Tuesday, April 23, 2024
April 23, 2024

Island group buzzes with activity – Photo Gallery

A Salt Spring-based non-profit group is working to promote resilience, sustainability and development by building a beekeeping and permaculture collective in Haiti.

In late 2012, David MacDonald and Brian Coombs travelled to Haiti to help with relief efforts following the 2010 earthquake that devastated the Caribbean country. While their first trip was to help deliver food to those in need, they would return with a way to have  a more lasting impact on both the people and the environment in Haiti.

It was MacDonald’s background in beekeeping that led them to the idea of teaching sustainable apiculture to a community in Haiti. After their 2012 trip, MacDonald and Coombs started Hives for Haiti, an organization with the goal of assisting Haitians to build organic, sustainable apiaries using permaculture practices.

“Brian and I were looking for something that we could do that could be long term, that wouldn’t promote dependency and that they could actually take and use to build a life for themselves,” MacDonald explained. “We want to teach people the skills they need to be able to run a small-scale apiary and be able to feed their families.”

MacDonald and Coombs met with a few beekeepers as they were researching their project. They learned that in 1995, bee populations in Haiti were all but wiped out by an outbreak of Varroa mites. Varroa mites are parasitic mites that attach themselves to the bees and feed on the bees’ fat deposits. Varroa infestations can lead to the death of colonies. The outbreak caused most of the beekeepers in the country to stop keeping bees and almost all of the beekeeping knowledge was lost.

“[The mites] just wiped out the population across the island . . . they didn’t know what it was that caused it,” MacDonald said. “There was only a very small amount of people who were keeping bees in Haiti. We met with one of the ones in Cerca-Carvajal [a village in Haiti] and . . . with the town elders to share the idea with them.”

The project was envisioned to be more of a partnership than an aid program, and designed with independence in mind. MacDonald and Coombs wanted to share their knowledge and help the Haitians adapt it to their local community structure.

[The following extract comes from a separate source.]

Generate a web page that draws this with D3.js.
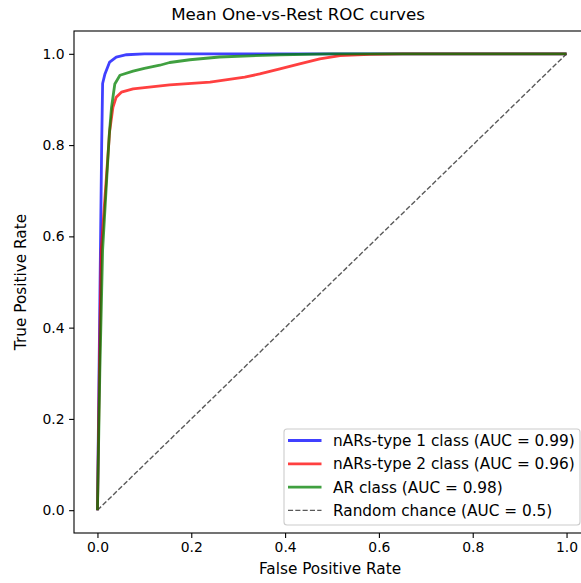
<!DOCTYPE html>
<html>
<head>
<meta charset="utf-8">
<script src="https://cdn.jsdelivr.net/npm/d3@7"></script>
<style>
  body { margin: 0; background: #fff; }
  text { font-family: "DejaVu Sans", sans-serif; fill: #000; }
</style>
</head>
<body>
<svg width="581" height="583"></svg>
<script>
// Datos
const blueFpr = [0, 0.005, 0.009, 0.011, 0.016, 0.026, 0.04, 0.062, 0.1, 1];
const blueTpr = [0, 0.45, 0.8, 0.935, 0.956, 0.982, 0.993, 0.998, 1, 1];

const redFpr = [0, 0.004, 0.008, 0.017, 0.026, 0.033, 0.04, 0.051, 0.076, 0.154, 0.24, 0.314, 0.346, 0.389, 0.431, 0.474, 0.517, 0.58, 0.65, 1];
const redTpr = [0, 0.3, 0.57, 0.70, 0.83, 0.883, 0.905, 0.916, 0.923, 0.932, 0.938, 0.949, 0.956, 0.967, 0.978, 0.989, 0.996, 0.999, 1, 1];

const greenFpr = [0, 0.005, 0.011, 0.025, 0.030, 0.037, 0.048, 0.076, 0.1, 0.133, 0.154, 0.197, 0.26, 0.39, 0.5, 1];
const greenTpr = [0, 0.3, 0.57, 0.82, 0.883, 0.934, 0.953, 0.962, 0.968, 0.975, 0.981, 0.987, 0.993, 0.998, 1, 1];

const chanceFpr = [0, 1];
const chanceTpr = [0, 1];

const seriesNames = ['nARs-type 1 class (AUC = 0.99)', 'nARs-type 2 class (AUC = 0.96)', 'AR class (AUC = 0.98)', 'Random chance (AUC = 0.5)'];
const tickValues = [0, 0.2, 0.4, 0.6, 0.8, 1.0];

const svg = d3.select('svg');

// Limites del area de ejes (el borde derecho queda fuera de la imagen)
const plotLeft = 74, plotRight = 590, plotTop = 31, plotBottom = 533;

const x = d3.scaleLinear().domain([-0.05, 1.05]).range([plotLeft, plotRight]);
const y = d3.scaleLinear().domain([-0.05, 1.05]).range([plotBottom, plotTop]);

// Titulo
svg.append('text')
  .attr('x', 298).attr('y', 20)
  .attr('text-anchor', 'middle')
  .style('font-size', '16.7px')
  .text('Mean One-vs-Rest ROC curves');

// Ejes
const xAxis = svg.append('g')
  .attr('transform', `translate(0,${plotBottom})`)
  .call(d3.axisBottom(x).tickValues(tickValues).tickFormat(d3.format('.1f')).tickSize(4.9).tickPadding(4.5));
const yAxis = svg.append('g')
  .attr('transform', `translate(${plotLeft},0)`)
  .call(d3.axisLeft(y).tickValues(tickValues).tickFormat(d3.format('.1f')).tickSize(4.9).tickPadding(4.5));

[xAxis, yAxis].forEach(a => {
  a.select('.domain').remove();
  a.selectAll('line').attr('stroke', '#000').attr('stroke-width', 1.1);
  a.selectAll('text').style('font-size', '13.9px').style('font-family', '"DejaVu Sans", sans-serif').attr('fill', '#000');
});

// Marco
svg.append('rect')
  .attr('x', plotLeft).attr('y', plotTop)
  .attr('width', plotRight - plotLeft).attr('height', plotBottom - plotTop)
  .attr('fill', 'none').attr('stroke', '#000').attr('stroke-width', 1.1);

// Etiquetas de ejes
svg.append('text')
  .attr('x', 330).attr('y', 574)
  .attr('text-anchor', 'middle')
  .style('font-size', '15.3px')
  .text('False Positive Rate');
svg.append('text')
  .attr('transform', `translate(26,282) rotate(-90)`)
  .attr('text-anchor', 'middle')
  .style('font-size', '15.3px')
  .text('True Positive Rate');

const line = d3.line().x(d => x(d[0])).y(d => y(d[1]));

const series = [
  { fpr: blueFpr, tpr: blueTpr, color: '#0000ff', dash: null, width: 2.8, opacity: 0.75 },
  { fpr: redFpr, tpr: redTpr, color: '#ff0000', dash: null, width: 2.8, opacity: 0.75 },
  { fpr: greenFpr, tpr: greenTpr, color: '#008000', dash: null, width: 2.8, opacity: 0.75 },
  { fpr: chanceFpr, tpr: chanceTpr, color: '#000000', dash: '5.1,2.2', width: 1.4, opacity: 0.65 }
];

// Dibujar la diagonal primero, luego las curvas
[3, 0, 1, 2].forEach(i => {
  const s = series[i];
  svg.append('path')
    .datum(d3.zip(s.fpr, s.tpr))
    .attr('d', line)
    .attr('fill', 'none')
    .attr('stroke', s.color)
    .attr('stroke-width', s.width)
    .attr('stroke-opacity', s.opacity)
    .attr('stroke-dasharray', s.dash)
    .attr('stroke-linejoin', 'round');
});

// Leyenda
const legend = svg.append('g');
legend.append('rect')
  .attr('x', 284).attr('y', 429)
  .attr('width', 296).attr('height', 96)
  .attr('rx', 3)
  .attr('fill', '#fff').attr('fill-opacity', 0.8)
  .attr('stroke', '#ccc').attr('stroke-width', 1.1);

seriesNames.forEach((name, i) => {
  const s = series[i];
  const cy = 440.5 + i * 23.3;
  legend.append('line')
    .attr('x1', 288).attr('x2', 321.5)
    .attr('y1', cy).attr('y2', cy)
    .attr('stroke', s.color)
    .attr('stroke-width', s.width)
    .attr('stroke-opacity', s.opacity)
    .attr('stroke-dasharray', s.dash);
  legend.append('text')
    .attr('x', 333).attr('y', cy + 5.5)
    .style('font-size', '15.3px')
    .text(name);
});
</script>
</body>
</html>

“I asked, ‘If I was to come back and teach you the skills of beekeeping, would that be something that would interest you?’ A couple of the elders were almost crying, they loved the idea,” MacDonald said. “Their only question was how much we would charge them. It made a shiver go up my spine that they thought I would charge them for that. I told them that we wouldn’t charge them anything and that we would only ask that what we gave them they would share freely. That’s how it started and they stuck to it.”

Hives for Haiti now operates nearly independently, with Haitian beekeepers taking the reins and MacDonald providing support and advanced workshops for experienced beekeepers. After Coombs retired from the organization due to an illness, MacDonald wanted to begin the next step of their work in the country.

The program has gone through numerous changes in the last few years. MacDonald has been focused on teaching advanced beekeeping techniques to Haitian beekeeping instructors to help move the program forward. He has also been working on building the Haitians’ communications and business skills, which will help foster more independence from the Canadian side of the organization. Finally, with the help of Brandon Bauer from Permaculture B.C., teaching permaculture practices has become a major part of the program.

“Permaculture is really more important than beekeeping. Without permaculture, without them being able to preserve the land and utilize it in a sustainable way, there won’t be anything for the bees,” he said. “With permaculture they will be able to slowly recoup the gift that the land has to offer.”

MacDonald said he is hopeless at fundraising. The program is funded almost entirely by his beekeeping work on Salt Spring. All of the proceeds from the work in Haiti go towards the local economy and administration costs are zero as the work is done by volunteers. MacDonald will be teaching a beekeeping course on Salt Spring that begins in February. Course admission fees will help build a youth beekeeping program in Haiti.

“I live for beekeeping. I just love bees so much and I just get so much from the Haitian people, they just fill my heart,” he said. “This project belongs to the Haitian people and they grow it the way grow it, not how we say they should grow it.”